Which leads me to horses, and Ben Johnson, and of course, me, eventually.

In both Hollywood and on the rodeo circuit, Ben Johnson was considered the best rider in the world.

A cowboy from Oklahoma, Johnson fell into Hollywood by accident -- first as a wrangler, then stunt double. Other riders, the best of the best -- from the legendary Harry Carey Jr to Gary Cooper, said, and without jealousy just awe, that Ben Johnson was better than the best. Even John Ford loved him, and John Ford hated everyone. John Ford talked Johnson into taking some supporting roles in his films. "She Wore a Yellow Ribbon" might be the most famous.

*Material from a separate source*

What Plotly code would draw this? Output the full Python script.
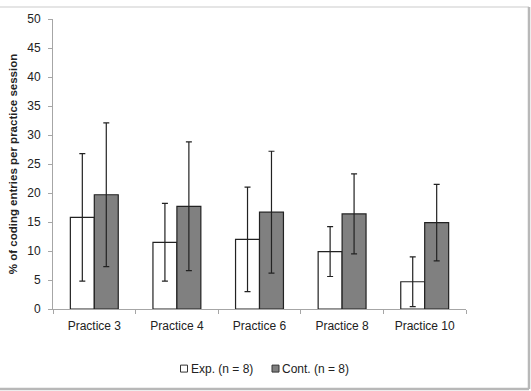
import plotly.graph_objects as go

categories = ["Practice 3", "Practice 4", "Practice 6", "Practice 8", "Practice 10"]
exp_values = [15.8, 11.5, 12.0, 9.9, 4.7]
exp_errors = [11.0, 6.7, 9.0, 4.3, 4.3]
cont_values = [19.7, 17.7, 16.7, 16.4, 14.9]
cont_errors = [12.4, 11.1, 10.5, 6.9, 6.6]
y_ticks = [0, 5, 10, 15, 20, 25, 30, 35, 40, 45, 50]
series_names = ["Exp. (n = 8)", "Cont. (n = 8)"]
series_colors = ["white", "#808080"]

FONT = "Liberation Sans, Arial, sans-serif"
EDGE = "#222222"

fig = go.Figure()
fig.add_trace(go.Bar(
    name=series_names[0], x=categories, y=exp_values, showlegend=False,
    marker=dict(color=series_colors[0], line=dict(color=EDGE, width=1.2)),
    error_y=dict(type="data", array=exp_errors, color=EDGE, thickness=1.2, width=3),
))
fig.add_trace(go.Bar(
    name=series_names[1], x=categories, y=cont_values, showlegend=False,
    marker=dict(color=series_colors[1], line=dict(color=EDGE, width=1.2)),
    error_y=dict(type="data", array=cont_errors, color=EDGE, thickness=1.2, width=3),
))

# plot area in pixels: x 53..466, y 17..309
def px(x):
    return (x - 53) / 413

def py(y):
    return (309 - y) / 292

shapes = [
    dict(type="line", xref="paper", yref="paper", x0=px(0), x1=px(529), y0=py(5), y1=py(5),
         line=dict(color="#dddddd", width=1.5)),
    dict(type="line", xref="paper", yref="paper", x0=px(529), x1=px(529), y0=py(5), y1=py(389.5),
         line=dict(color="#b8b8b8", width=2.5)),
    dict(type="line", xref="paper", yref="paper", x0=px(0), x1=px(529), y0=py(389.5), y1=py(389.5),
         line=dict(color="#b8b8b8", width=2.5)),
]
annotations = []
# custom legend (small squares + labels)
legend_x = [180.5, 272]
for name, col, lx in zip(series_names, series_colors, legend_x):
    shapes.append(dict(type="rect", xref="paper", yref="paper",
                       x0=px(lx), x1=px(lx + 7), y0=py(372.5), y1=py(365.5),
                       fillcolor=col, line=dict(color="#333333", width=1)))
    annotations.append(dict(xref="paper", yref="paper", x=px(lx + 8), y=py(369),
                            xanchor="left", yanchor="middle", showarrow=False,
                            text=name, font=dict(size=12, color="#222222")))

fig.update_layout(
    width=531, height=391,
    margin=dict(l=53, r=65, t=17, b=82),
    paper_bgcolor="white", plot_bgcolor="white",
    barmode="group", bargap=0.42, bargroupgap=0,
    font=dict(family=FONT, size=12, color="#222222"),
    shapes=shapes, annotations=annotations,
    showlegend=False,
    xaxis=dict(showline=True, linecolor="#a6a6a6", linewidth=1,
               ticks="outside", ticklen=4, tickcolor="#a6a6a6", tickson="boundaries",
               showgrid=False, tickfont=dict(size=12), ticklabelstandoff=6),
    yaxis=dict(range=[0, 50], tickvals=y_ticks, showline=True, linecolor="#a6a6a6",
               linewidth=1, ticks="outside", ticklen=4, tickcolor="#a6a6a6",
               showgrid=False, zeroline=False, tickfont=dict(size=12), ticklabelstandoff=5,
               title=dict(text="<b>% of coding entries per practice session</b>",
                          font=dict(size=11.5), standoff=7)),
)

fig.write_html("out.html")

Ben Johnson never wanted to be a movie star, and he wasn't, but Ben Johnson did want to win a national rodeo championship. So he quit the movies, hit the rodeo circuit, and damned if he didn't get a National. After a year or so, he returned to films, saying, "It's necessity. All I have now is the silver buckle, $40, and an angry wife." (She didn't stay angry long; they were married for 50 years.)

So let's take a break. Here's a video, watch the action between 3 minutes/40 seconds to 6 minutes, and see what the guy could do, and do at a dead fucking run. (I won't apologize for the music, I didn't score it.)


Though Johnson did win a Best Supporting Oscar, he didn't think highly of his own acting abilities. "Everyone in Hollywood is a better actor than I am," he said, "but no one else is Ben Johnson."

I always wanted to be a great rider. It's the hardest thing I ever set my mind to, and I didn't come close. My horse bucked, spun, and reared all her life; she broke my hand, my leg; she gave me two concussions, and countless trips to the e-ward.

Even after 20 years together, I wasn't a great rider, or good, or even competent. After awhile, I accepted the fact that an excellent trail ride meant I stayed in the saddle.

Sometimes it's good to try with all your heart and soul to do something you'll never do well. Humbling, of course. But being the best at something shouldn't be one's only goal or only source of pleasure, nor should measuring yourself against the best and falling short always be a source of pain.

If you're smart, eventually you see success as a movable target. Elastic. Something that expands and retracts according to what you want to do, what you have the talent and ability to do, and then, finally, what you most desire to do. Sometimes success is simply the grit to try. Getting thrown and getting up, getting thrown, then getting up again.